The Popes scrambled. They found a number for Marilyn Patterson, a certified housing counselor for the U.S. Department of Housing and Urban Development, on the Web.
They set up an appointment to see her at the city of Bloomington’s Housing and Neighborhood Development department office, where she works. “Marilyn Patterson is amazing — she’s amazing,” Jodi said. “She made a stressful time a lot less stressful.”
She told them what to expect and how to respond. She guided them to seek a “mitigation of loss” packet from the mortgage company, assuring them that every mortgage lender had such a packet, but it was something they’d have to ask for.
She told them to expect to be served official papers by the sheriff’s office and not to panic when they got them.
She helped them fill out the packet-it was in incredibly small type, Jodi remembers, so tiny they even had to use a very fine-point pencil to fit in all the responses. It asked a lot of questions about income and expenses, about what the family’s financial prospects were and why things had gone sour. They had to write a cover letter explaining how their circumstances had changed for the worse with the loss of teaching hours, and how now that their son was old enough for preschool, Jodi was back to a full teaching load.

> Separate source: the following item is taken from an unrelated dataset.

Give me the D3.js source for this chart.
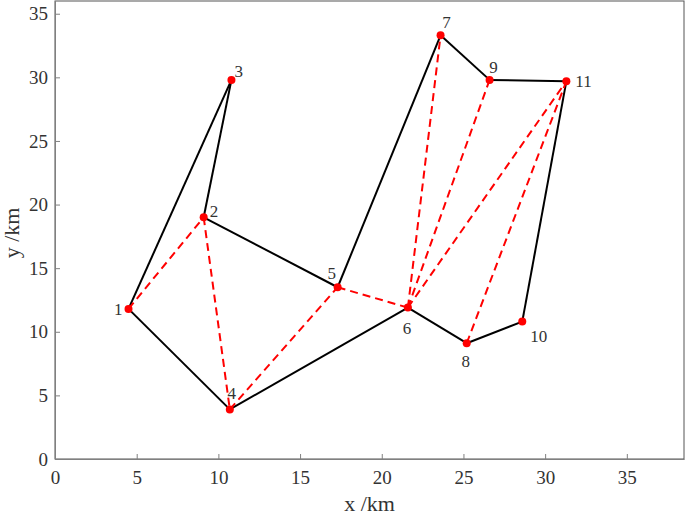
<!DOCTYPE html>
<html>
<head>
<meta charset="utf-8">
<script src="https://cdn.jsdelivr.net/npm/d3@7"></script>
<style>
	body { margin: 0; background: #fff; }
	svg { display: block; font-family: "Liberation Serif", "Times New Roman", serif; }
	.axis path, .axis line { stroke: #808080; }
	.axis text { fill: #333; font-size: 19px; font-family: "Liberation Serif", serif; }
</style>
</head>
<body>
<svg id="chart" width="685" height="515"></svg>
<script>
'use strict';

// node positions (km)
const nodeIds = [1, 2, 3, 4, 5, 6, 7, 8, 9, 10, 11];
const nodeX = [4.5, 9.1, 10.8, 10.7, 17.3, 21.6, 23.6, 25.2, 26.6, 28.6, 31.3];
const nodeY = [11.8, 19.0, 29.8, 3.9, 13.5, 11.9, 33.3, 9.1, 29.8, 10.8, 29.7];

// tour edges (solid black) and extra links (red dashed)
const tourEdges = [[1, 3], [3, 2], [2, 5], [5, 7], [7, 9], [9, 11], [11, 10], [10, 8], [8, 6], [6, 4], [4, 1]];
const linkEdges = [[1, 2], [2, 4], [4, 5], [5, 6], [6, 7], [6, 9], [6, 11], [8, 11]];

const xTicks = [0, 5, 10, 15, 20, 25, 30, 35];
const yTicks = [0, 5, 10, 15, 20, 25, 30, 35];

// label placement per node: [dx, dy, anchor]
const labelPos = {
	1: [-6, 6, 'end'], 2: [6, 0, 'start'], 3: [3, -3, 'start'], 4: [2, -10, 'middle'],
	5: [-6, -8, 'middle'], 6: [-1, 26, 'middle'], 7: [6, -7, 'middle'], 8: [-1, 24, 'middle'],
	9: [4, -7, 'middle'], 10: [8, 20, 'start'], 11: [9, 6, 'start']
};

const margin = { top: 1, right: 1, bottom: 56, left: 55 },
	width = 685 - margin.left - margin.right,
	height = 515 - margin.top - margin.bottom;

const svg = d3.select('#chart'),
	g = svg.append('g').attr('transform', `translate(${margin.left},${margin.top})`),
	x = d3.scaleLinear().domain([0, 38.5]).range([0, width]),
	y = d3.scaleLinear().domain([0, 36]).range([height, 0]);

const nodes = nodeIds.map((id, i) => ({ id: id, x: nodeX[i], y: nodeY[i] }));
const byId = id => nodes.find(n => n.id === id);

// box
g.append('rect')
	.attr('width', width).attr('height', height)
	.attr('fill', 'none').attr('stroke', '#555').attr('stroke-width', 1);

g.append('g')
	.attr('class', 'axis')
	.attr('transform', `translate(0,${height})`)
	.call(d3.axisBottom(x).tickValues(xTicks).tickSize(-5).tickPadding(12).tickSizeOuter(0));

g.append('g')
	.attr('class', 'axis')
	.call(d3.axisLeft(y).tickValues(yTicks).tickSize(-5).tickPadding(7).tickSizeOuter(0));

g.append('text')
	.attr('x', width / 2).attr('y', height + 52)
	.attr('text-anchor', 'middle')
	.attr('font-size', 22).attr('fill', '#333')
	.text('x /km');

g.append('text')
	.attr('transform', `translate(${-36},${height / 2 + 3}) rotate(-90)`)
	.attr('text-anchor', 'middle')
	.attr('font-size', 22).attr('fill', '#333')
	.text('y /km');

const drawEdges = (edges, cls, color, dash) => {
	g.selectAll('line.' + cls).data(edges).enter().append('line')
		.attr('class', cls)
		.attr('x1', d => x(byId(d[0]).x)).attr('y1', d => y(byId(d[0]).y))
		.attr('x2', d => x(byId(d[1]).x)).attr('y2', d => y(byId(d[1]).y))
		.attr('stroke', color).attr('stroke-width', 2)
		.attr('stroke-dasharray', dash);
};

drawEdges(tourEdges, 'tour', '#000', null);
drawEdges(linkEdges, 'link', '#ff0000', '8,5');

g.selectAll('circle').data(nodes).enter().append('circle')
	.attr('cx', d => x(d.x)).attr('cy', d => y(d.y))
	.attr('r', 4).attr('fill', '#ff0000');

g.selectAll('text.node').data(nodes).enter().append('text')
	.attr('class', 'node')
	.attr('x', d => x(d.x) + labelPos[d.id][0])
	.attr('y', d => y(d.y) + labelPos[d.id][1])
	.attr('text-anchor', d => labelPos[d.id][2])
	.attr('font-size', 17).attr('fill', '#333')
	.text(d => d.id);
</script>
</body>
</html>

The crunch was over now, even if the arrears still presented significant problems. They had a good mortgage, with a fixed interest rate of below 5%, and wanted to keep it if possible.
The bank — lenders seldom choose foreclosure if there are other viable options — agreed. It extended the mortgage agreement by three months, tacking the amount the family was behind onto the end of the now 30-year, three-month term of the loan.
It was a trying time, Jodi admits, one she wouldn’t want to repeat. “The hard part was not letting the children know, not letting their security feel threatened,” she said. She can see how others — without the time, the skills and especially the counseling help — could easily drown and lose their homes. “It was a lot of hoops to go through.”
And when they look for their next house? They won’t take the bank’s word on how much they can afford, she said, a mistake they made the first time around. That was just too thin a stretch, she sees now. “They’re looking after their own interest — not that of their customers.”
“That’s the responsibility of the home buyer.”
The bank tells you what it thinks you can pay, she said. “It’s your job to make sure it’s an amount you can pay.”